Energy equities and ETFs are incurring punishment on multiple fronts this year. First, growth stocks are back in style and driving the broader market higher, giving investors reason to repudiate slower growth sectors. Second, supply and demand dynamics currently aren’t in favor of energy stocks.
Those factors are weighing on exchange traded funds such as the Invesco S&P 500 Equal Weight Energy ETF (RSPG). To its credit, RSPG is outperforming the cap-weighted S&P 500 Energy by nearly 130 basis points year-to-date. That could signal that if energy equities rebound, RSPG could take on a leadership role among the related ETFs.

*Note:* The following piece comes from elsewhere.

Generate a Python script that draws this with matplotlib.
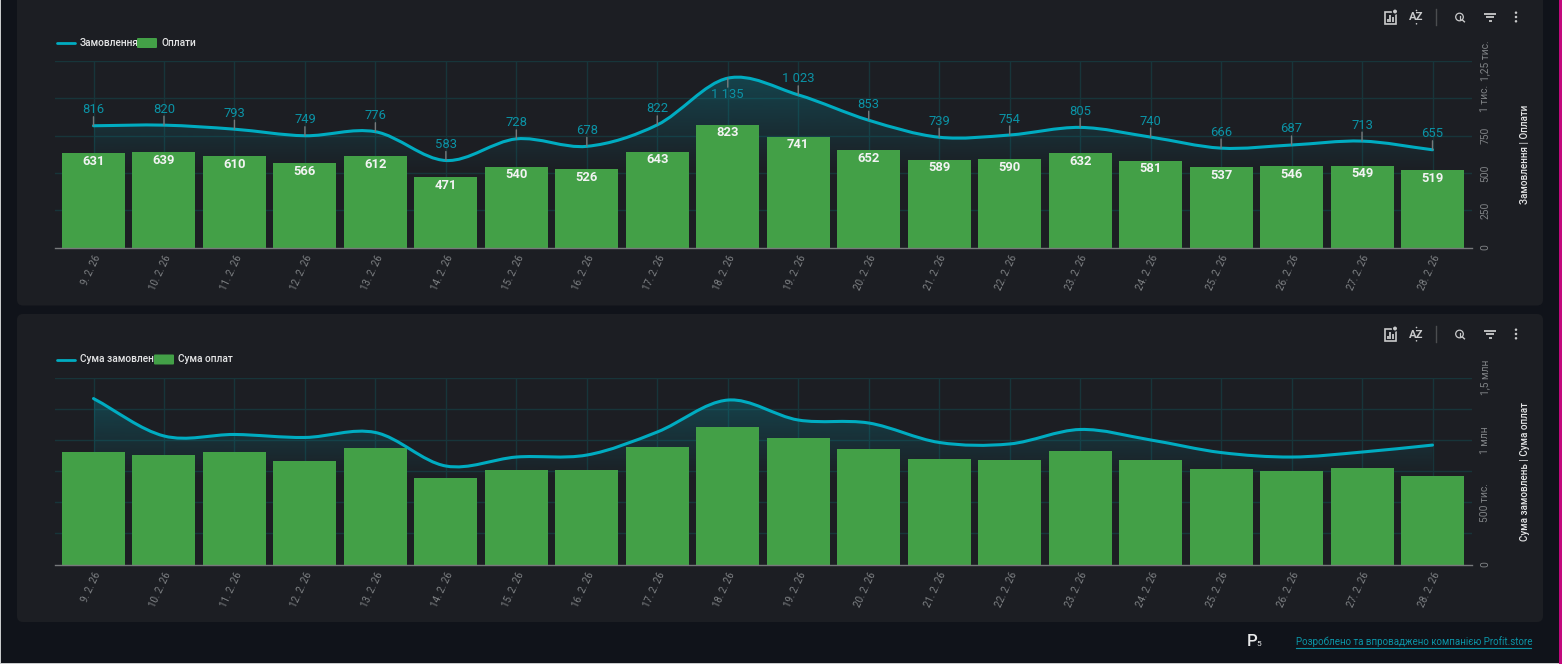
import numpy as np
import matplotlib
matplotlib.use("Agg")
import matplotlib.pyplot as plt
from matplotlib.patches import FancyBboxPatch, PathPatch, Rectangle, Circle
from matplotlib.path import Path

plt.rcParams["font.family"] = ["Roboto", "DejaVu Sans"]

W, H = 1562, 664

days = [f"{d}. 2. 26" for d in range(9, 29)]

orders = [816, 820, 793, 749, 776, 583, 728, 678, 822, 1135,
          1023, 853, 739, 754, 805, 740, 666, 687, 713, 655]
payments = [631, 639, 610, 566, 612, 471, 540, 526, 643, 823,
            741, 652, 589, 590, 632, 581, 537, 546, 549, 519]

order_sums = [1331e3, 1031e3, 1043e3, 1019e3, 1059e3, 790e3, 862e3, 878e3, 1063e3, 1319e3,
              1159e3, 1135e3, 979e3, 967e3, 1083e3, 999e3, 898e3, 862e3, 902e3, 958e3]
payment_sums = [902e3, 878e3, 906e3, 830e3, 938e3, 694e3, 762e3, 762e3, 946e3, 1099e3,
                1015e3, 926e3, 846e3, 838e3, 910e3, 842e3, 770e3, 750e3, 774e3, 710e3]

top_ticks = [0, 250, 500, 750, 1000, 1250]
top_tick_labels = ["0", "250", "500", "750", "1 тис.", "1,25 тис."]
bottom_grid = [0, 250e3, 500e3, 750e3, 1000e3, 1250e3, 1500e3]
bottom_tick_labels = {0: "0", 500e3: "500 тис.", 1000e3: "1 млн", 1500e3: "1,5 млн"}

PAGE = "#10131a"
PANEL = "#1c1e23"
GREEN = "#43a047"
TEAL = "#00acc1"
TEAL_TEXT = "#0b93a6"
GRID = "#17353a"
TICK = "#7f8285"
SOFT = "#e4e5e6"


def smooth_path(x, y):
    """Catmull-Rom curve through the points, expressed as cubic Bezier segments."""
    x, y = np.asarray(x, float), np.asarray(y, float)
    dx = np.gradient(x)
    dy = np.gradient(y)
    verts = [(x[0], y[0])]
    codes = [Path.MOVETO]
    for i in range(len(x) - 1):
        verts += [(x[i] + dx[i] / 3, y[i] + dy[i] / 3),
                  (x[i + 1] - dx[i + 1] / 3, y[i + 1] - dy[i + 1] / 3),
                  (x[i + 1], y[i + 1])]
        codes += [Path.CURVE4] * 3
    return verts, codes


fig = plt.figure(figsize=(W / 100, H / 100), dpi=100, facecolor=PAGE)

# Page layer in pixel coordinates: panels, legends, toolbars and footer
page = fig.add_axes([0, 0, 1, 1])
page.set_xlim(0, W)
page.set_ylim(H, 0)
page.axis("off")
page.add_patch(Rectangle((0, 0), 1, H, fc="#c9cbcc", ec="none"))
page.add_patch(Rectangle((0, 663), W, 1, fc="#c9cbcc", ec="none"))
page.add_patch(Rectangle((1558.7, 0), 3.3, H, fc="#c2087c", ec="none"))
for top, bottom in [(-20, 305.5), (314, 622)]:
    page.add_patch(FancyBboxPatch((17 + 6, top + 6), 1526 - 12, bottom - top - 12,
                                  boxstyle="round,pad=6,rounding_size=6",
                                  fc=PANEL, ec="none"))


def legend(y, line_name, bar_name, rect_x, bar_text_x):
    page.plot([57, 75], [y, y], color=TEAL, lw=2.0, solid_capstyle="round")
    label = page.text(80, y, line_name, color=SOFT, fontsize=7.3, fontweight="medium",
                      va="center", ha="left", clip_on=True)
    label.set_clip_path(Rectangle((57, y - 12), rect_x - 57, 24, transform=page.transData))
    page.add_patch(FancyBboxPatch((rect_x + 1, y - 4), 18, 8,
                                  boxstyle="round,pad=1,rounding_size=1",
                                  fc=GREEN, ec="none", zorder=3))
    page.text(bar_text_x, y, bar_name, color=SOFT, fontsize=7.3, fontweight="medium",
              va="center", ha="left")


def toolbar(y):
    col = "#c9cacb"
    # chart settings icon
    page.add_patch(Rectangle((1385, y - 5.5), 10.5, 12, fc="none", ec=col, lw=1.2))
    for bx, bh in [(1387.7, 3), (1390.2, 7), (1392.7, 4.5)]:
        page.plot([bx, bx], [y + 4.5, y + 4.5 - bh], color=col, lw=1.3, solid_capstyle="butt")
    page.add_patch(Circle((1395, y - 5.5), 2.6, fc=col, ec=PANEL, lw=0.9))
    # sort icon
    page.text(1416, y + 0.5, "AZ", color=col, fontsize=8.2, fontweight="bold",
              ha="center", va="center")
    page.add_patch(Circle((1416.5, y - 6.5), 0.8, fc=col, ec="none"))
    page.add_patch(Circle((1416.5, y + 6.8), 0.8, fc=col, ec="none"))
    # separator
    page.plot([1436, 1436], [y - 8, y + 8], color="#4b4d50", lw=1)
    # zoom icon
    page.add_patch(Circle((1459.5, y), 3.8, fc="none", ec=col, lw=0.9))
    page.plot([1462.2, 1464.4], [y + 2.8, y + 4.8], color=col, lw=1.0)
    page.plot([1459.5, 1459.5], [y - 1.5, y + 1.5], color=col, lw=0.9)
    # filter icon
    for half, dy in [(6, -3.5), (4, 0), (1.5, 3.5)]:
        page.plot([1490 - half, 1490 + half], [y + dy, y + dy], color=col, lw=1.3,
                  solid_capstyle="butt")
    # kebab icon
    for dy in (-4.3, 0, 4.3):
        page.add_patch(Circle((1516, y + dy), 1.25, fc=col, ec="none"))


legend(43, "Замовлення", "Оплати", 137, 161)
legend(359.5, "Сума замовлень", "Сума оплат", 154, 178)
toolbar(17)
toolbar(334)

# Footer
page.text(1252, 642, "P", color="#e8e9ea", fontsize=12, fontweight="medium", ha="center", va="center")
page.text(1259, 644.5, "5", color="#e8e9ea", fontsize=6, ha="center", va="center")
page.text(1296, 642, "Розроблено та впроваджено компанією Profit.store", color=TEAL_TEXT,
          fontsize=7.05, ha="left", va="center")
page.plot([1296, 1531], [647.5, 647.5], color=TEAL_TEXT, lw=0.8)


def chart(y_top, y_zero, y_max, grid_vals, tick_map, line_vals, bar_vals, title, title_y,
          show_labels):
    left, right = 55, 1472
    ax = fig.add_axes([left / W, 1 - y_zero / H, (right - left) / W, (y_zero - y_top) / H])
    ax.patch.set_alpha(0)
    x = np.arange(len(days))
    step = (1432.5 - 93.5) / 19
    xlim = ((left - 93.5) / step, (right - 93.5) / step)

    for g in grid_vals[1:]:
        ax.axhline(g, color=GRID, lw=1, zorder=1)
    for xi in x:
        ax.axvline(xi, color=GRID, lw=1, zorder=1)

    ax.bar(x, bar_vals, width=63 / step, color=GREEN, zorder=3)

    verts, codes = smooth_path(x, line_vals)
    area = Path(verts + [(x[-1], 0), (x[0], 0), (x[0], line_vals[0])],
                codes + [Path.LINETO, Path.LINETO, Path.CLOSEPOLY])
    # Teal wash under the curve, fading out downward behind the bars
    ramp_top = max(line_vals) * 1.02
    ramp_bottom = min(line_vals) * 0.86
    ramp = np.zeros((200, 1, 4))
    ramp[..., :3] = matplotlib.colors.to_rgb(TEAL)
    ramp[..., 3] = np.linspace(0.27, 0.0, 200).reshape(-1, 1)
    img = ax.imshow(ramp, extent=(x[0], x[-1], ramp_bottom, ramp_top), aspect="auto",
                    origin="upper", zorder=2, interpolation="bilinear")
    img.set_clip_path(PathPatch(area, transform=ax.transData))

    ax.add_patch(PathPatch(Path(verts, codes), fc="none", ec=TEAL, lw=2.2, zorder=4,
                           capstyle="round"))

    if show_labels:
        for xi, lv, bv in zip(x, line_vals, bar_vals):
            text = f"{lv:,}".replace(",", " ")
            # the tallest value does not fit above the curve, so it hangs beneath it
            sign = -1 if lv > 1100 else 1
            ax.annotate("", xy=(xi, lv), xytext=(0, sign * 9), textcoords="offset pixels",
                        arrowprops=dict(arrowstyle="-", color="#77797b", lw=1,
                                        shrinkA=0, shrinkB=0), zorder=5)
            ax.annotate(text, xy=(xi, lv), xytext=(0, sign * 16), textcoords="offset pixels",
                        color=TEAL_TEXT, fontsize=9.4, ha="center", va="center", zorder=6,
                        annotation_clip=False)
            ax.annotate(str(bv), xy=(xi, bv), xytext=(0, -8), textcoords="offset pixels",
                        color="#f2f3f3", fontsize=9.4, fontweight="bold", ha="center",
                        va="center", zorder=6)

    ax.set_xlim(*xlim)
    ax.set_ylim(0, y_max)
    ax.set_xticks(x)
    ax.set_xticklabels(days, rotation=65, ha="right", va="top", rotation_mode="anchor",
                       color=TICK, fontsize=7.0)
    ax.tick_params(axis="x", length=0, pad=4)
    ax.yaxis.tick_right()
    ax.set_yticks(list(tick_map))
    ax.set_yticklabels(list(tick_map.values()), rotation=90, va="center", ha="center",
                       color=TICK, fontsize=7.4)
    ax.tick_params(axis="y", length=0, pad=9.5)
    for side in ("top", "left", "right"):
        ax.spines[side].set_visible(False)
    ax.spines["bottom"].set_color("#77797b")
    ax.spines["bottom"].set_linewidth(1.0)
    ax.spines["bottom"].set_zorder(5)

    page.text(1525, title_y, title, color=SOFT, fontsize=7.1, fontweight="medium", rotation=90,
              ha="center", va="center")


chart(61, 247.5, 1250, top_ticks, dict(zip(top_ticks, top_tick_labels)), orders, payments,
      "Замовлення | Оплати", 154, True)
chart(377.5, 564.5, 1500e3, bottom_grid, bottom_tick_labels, order_sums, payment_sums,
      "Сума замовлень | Сума оплат", 472, False)

fig.savefig("out.png", dpi=100, facecolor=PAGE)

One of the headwinds RSPG is encountering is that while some members of the Organization of Petroleum Countries (OPEC) pared oil production in a bid to boost prices, output is growing in some non-OPEC nations, including Brazil, Canada, Mexico, and the U.S. Couple that with Russian output remaining surprisingly high, and the current supply outlook isn’t overly favorable to assets such as the equal-weight RSPG.
Signs of Hope for Energy ETFs
Investing in the energy patch can be tricky and volatile. With the aforementioned supply glut needing to be worked through, it’s understandable that some investors are happy to eschew the sector over the near term. However, investors shouldn’t write off RSPG in wholesale fashion.
It’s possible that supplies will tighten a bit in the second half of the year. Additionally, value remains in the energy patch despite last year’s torrid run. A case can be made that RSPG embodies that value proposition, as nearly 56% of the fund’s holdings are classified as value stocks. That could encourage some market participants to nibble at a sector that may stall in neutral for the time being.
“There is still likely a period ahead when global GDP growth re-accelerates and the impact of little investment in new production capacity should start to bite. However, the cyclical and the structural outlook do not always align. Over the next six months, we see oil prices broadly stable at about $75 to $80 a barrel for Brent,” noted Martijn Rats, Morgan Stanley’s global commodity strategist.
Other factors that could be supportive of RSPG in the back of 2023 are the energy sector’s increasingly strong balance sheets and commitment to shareholder rewards. Additionally, strong North American production could help the ETF, owing to its exposure to some oil services providers and pipeline operators.